--- Start Data shown ---

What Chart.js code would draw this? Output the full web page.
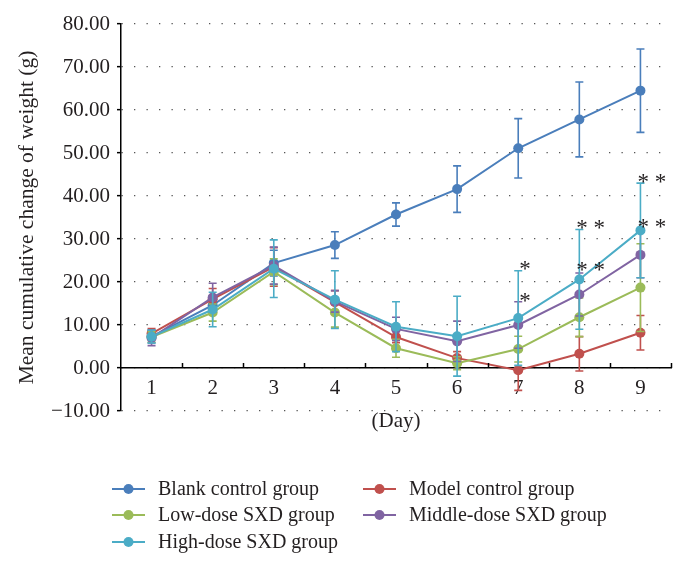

--- End Data shown ---
--- Start Data shown ---

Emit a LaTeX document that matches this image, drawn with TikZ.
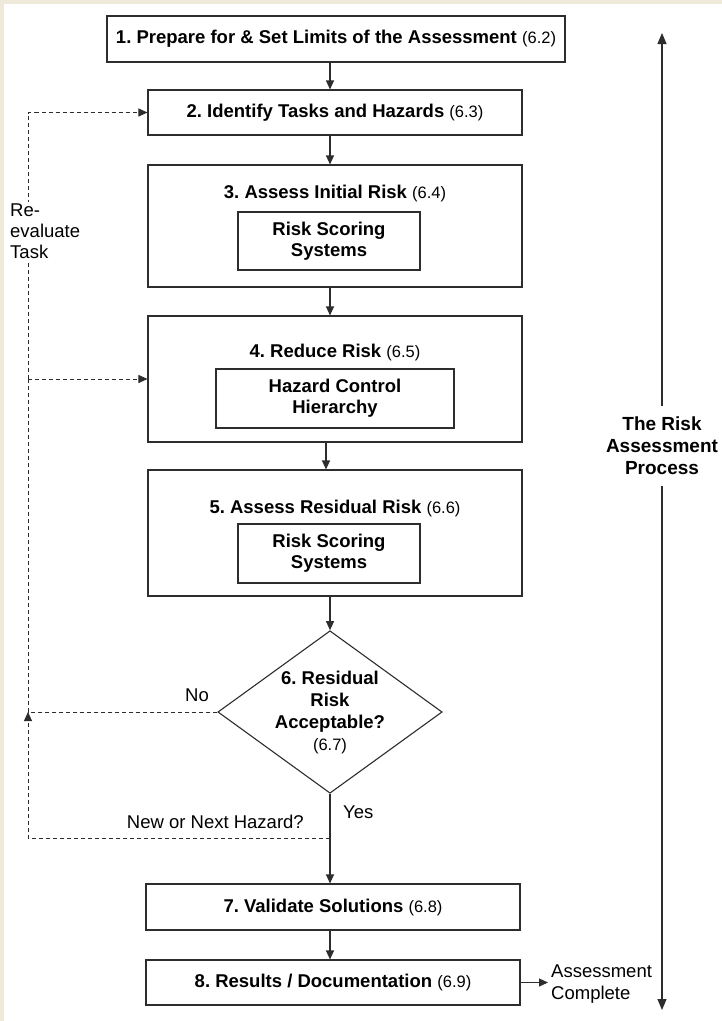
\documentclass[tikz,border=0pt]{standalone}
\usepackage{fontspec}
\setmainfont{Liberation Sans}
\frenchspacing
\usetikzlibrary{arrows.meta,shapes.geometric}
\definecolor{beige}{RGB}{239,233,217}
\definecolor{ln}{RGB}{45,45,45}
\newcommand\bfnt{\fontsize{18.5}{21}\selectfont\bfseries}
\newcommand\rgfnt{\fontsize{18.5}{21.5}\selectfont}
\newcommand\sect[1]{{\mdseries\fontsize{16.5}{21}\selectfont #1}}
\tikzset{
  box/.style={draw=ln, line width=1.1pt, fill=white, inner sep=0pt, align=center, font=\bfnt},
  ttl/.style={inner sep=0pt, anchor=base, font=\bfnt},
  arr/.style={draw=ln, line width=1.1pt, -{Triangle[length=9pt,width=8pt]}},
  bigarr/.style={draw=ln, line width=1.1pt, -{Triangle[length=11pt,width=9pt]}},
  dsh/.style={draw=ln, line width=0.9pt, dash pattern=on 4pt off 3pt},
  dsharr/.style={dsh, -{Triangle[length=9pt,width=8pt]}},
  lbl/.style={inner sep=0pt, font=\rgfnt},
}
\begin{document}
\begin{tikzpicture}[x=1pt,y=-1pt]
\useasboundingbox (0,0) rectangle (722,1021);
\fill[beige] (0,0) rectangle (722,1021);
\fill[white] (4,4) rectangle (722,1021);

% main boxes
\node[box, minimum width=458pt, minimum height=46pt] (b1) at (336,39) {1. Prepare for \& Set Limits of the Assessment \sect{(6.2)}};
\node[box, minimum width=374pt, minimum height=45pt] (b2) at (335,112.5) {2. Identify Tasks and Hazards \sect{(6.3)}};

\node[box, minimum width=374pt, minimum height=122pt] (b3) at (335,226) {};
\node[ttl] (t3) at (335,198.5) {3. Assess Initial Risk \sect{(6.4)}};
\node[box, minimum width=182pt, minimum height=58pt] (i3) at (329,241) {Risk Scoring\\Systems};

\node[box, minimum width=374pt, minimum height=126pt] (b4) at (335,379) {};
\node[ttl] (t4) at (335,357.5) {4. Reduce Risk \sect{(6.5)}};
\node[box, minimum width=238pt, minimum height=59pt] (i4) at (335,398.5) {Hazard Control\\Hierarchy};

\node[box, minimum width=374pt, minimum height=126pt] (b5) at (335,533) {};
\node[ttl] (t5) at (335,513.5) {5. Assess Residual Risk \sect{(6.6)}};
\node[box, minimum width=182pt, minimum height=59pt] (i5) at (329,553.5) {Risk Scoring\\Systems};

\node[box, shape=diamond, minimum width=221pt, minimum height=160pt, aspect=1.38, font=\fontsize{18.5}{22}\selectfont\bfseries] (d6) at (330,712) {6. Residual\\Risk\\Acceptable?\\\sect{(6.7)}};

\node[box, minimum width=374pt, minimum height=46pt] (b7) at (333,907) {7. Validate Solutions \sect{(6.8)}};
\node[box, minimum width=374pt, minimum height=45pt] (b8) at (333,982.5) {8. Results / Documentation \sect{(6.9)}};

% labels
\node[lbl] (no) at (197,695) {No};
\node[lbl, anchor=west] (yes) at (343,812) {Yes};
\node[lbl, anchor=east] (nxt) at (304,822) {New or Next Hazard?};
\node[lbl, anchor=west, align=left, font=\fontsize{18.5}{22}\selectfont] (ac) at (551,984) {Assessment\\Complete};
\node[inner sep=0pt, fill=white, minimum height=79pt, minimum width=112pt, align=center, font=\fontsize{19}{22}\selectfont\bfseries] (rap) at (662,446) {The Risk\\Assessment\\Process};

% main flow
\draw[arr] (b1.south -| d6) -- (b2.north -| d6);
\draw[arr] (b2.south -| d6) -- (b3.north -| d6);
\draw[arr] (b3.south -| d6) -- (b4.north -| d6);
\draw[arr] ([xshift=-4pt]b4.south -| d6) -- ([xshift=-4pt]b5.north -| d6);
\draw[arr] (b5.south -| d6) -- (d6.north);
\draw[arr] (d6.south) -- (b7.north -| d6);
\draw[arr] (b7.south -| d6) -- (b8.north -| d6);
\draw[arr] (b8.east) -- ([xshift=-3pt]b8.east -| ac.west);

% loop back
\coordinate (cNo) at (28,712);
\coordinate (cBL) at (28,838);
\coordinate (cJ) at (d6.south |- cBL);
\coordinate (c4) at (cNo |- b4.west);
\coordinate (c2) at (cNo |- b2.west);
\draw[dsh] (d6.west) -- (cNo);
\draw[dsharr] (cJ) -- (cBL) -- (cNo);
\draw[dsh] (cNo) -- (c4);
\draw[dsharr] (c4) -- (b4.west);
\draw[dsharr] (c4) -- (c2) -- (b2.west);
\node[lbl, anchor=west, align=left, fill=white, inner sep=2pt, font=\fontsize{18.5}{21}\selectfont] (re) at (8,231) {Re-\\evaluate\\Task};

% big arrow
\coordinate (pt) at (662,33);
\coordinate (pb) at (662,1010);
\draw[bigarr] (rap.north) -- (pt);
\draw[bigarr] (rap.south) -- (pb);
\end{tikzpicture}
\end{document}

--- End Data shown ---
--- Start Data shown ---

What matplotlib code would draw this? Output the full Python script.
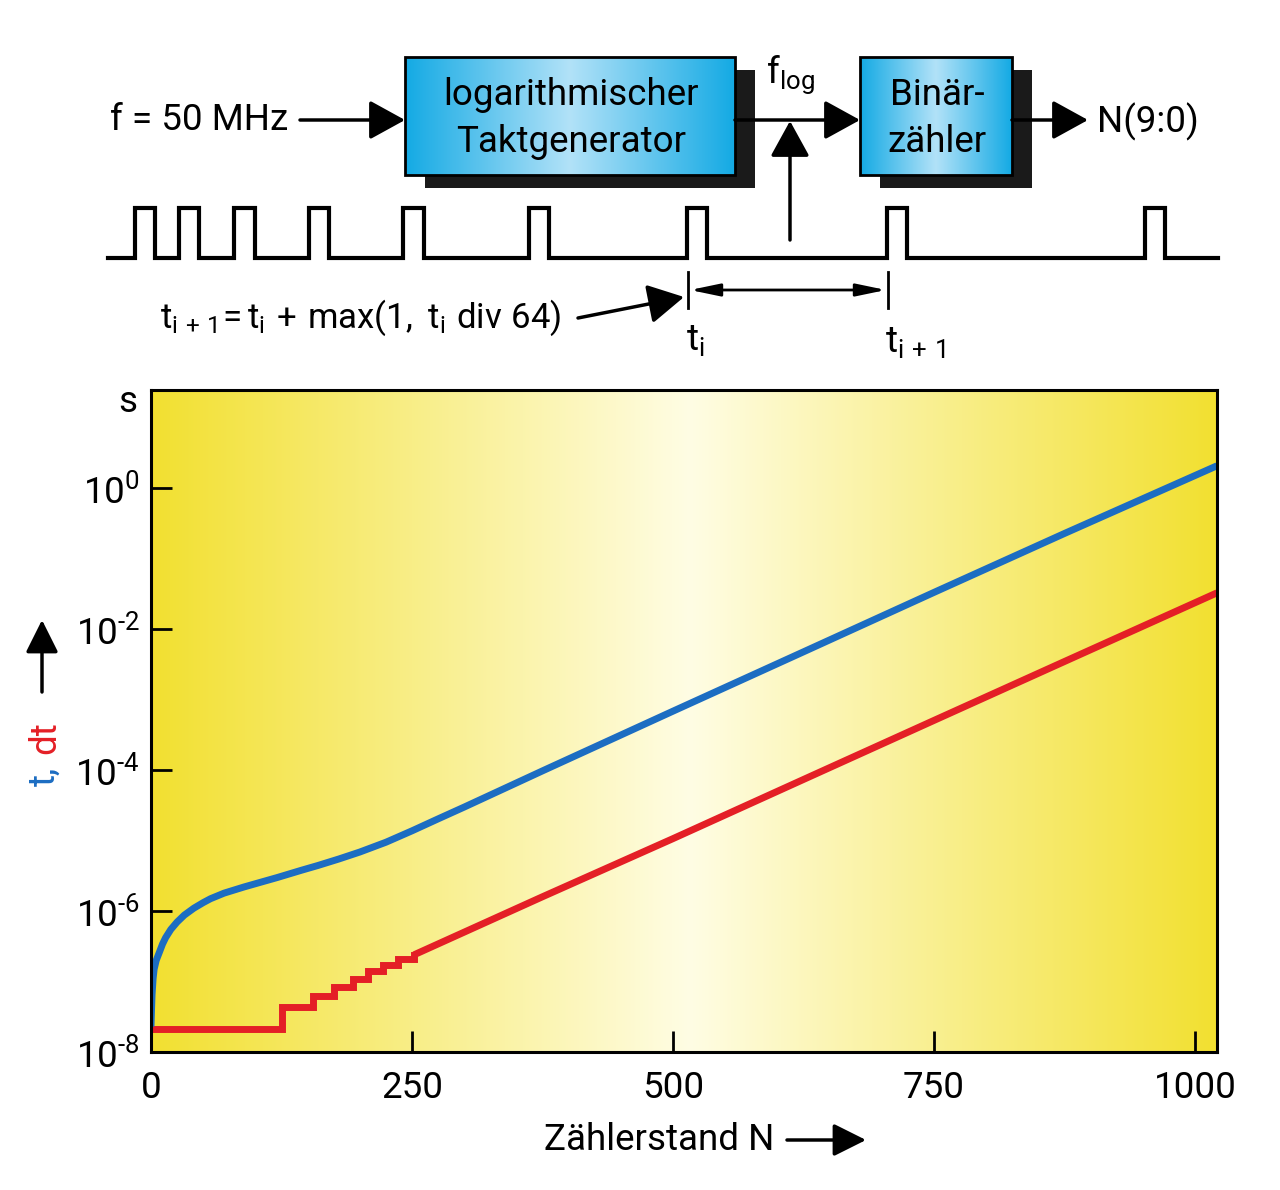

--- End Data shown ---

Your task:
Copy each line of the records that contains the word "code".

Worked solution:
What Chart.js code would draw this? Output the full web page.
What matplotlib code would draw this? Output the full Python script.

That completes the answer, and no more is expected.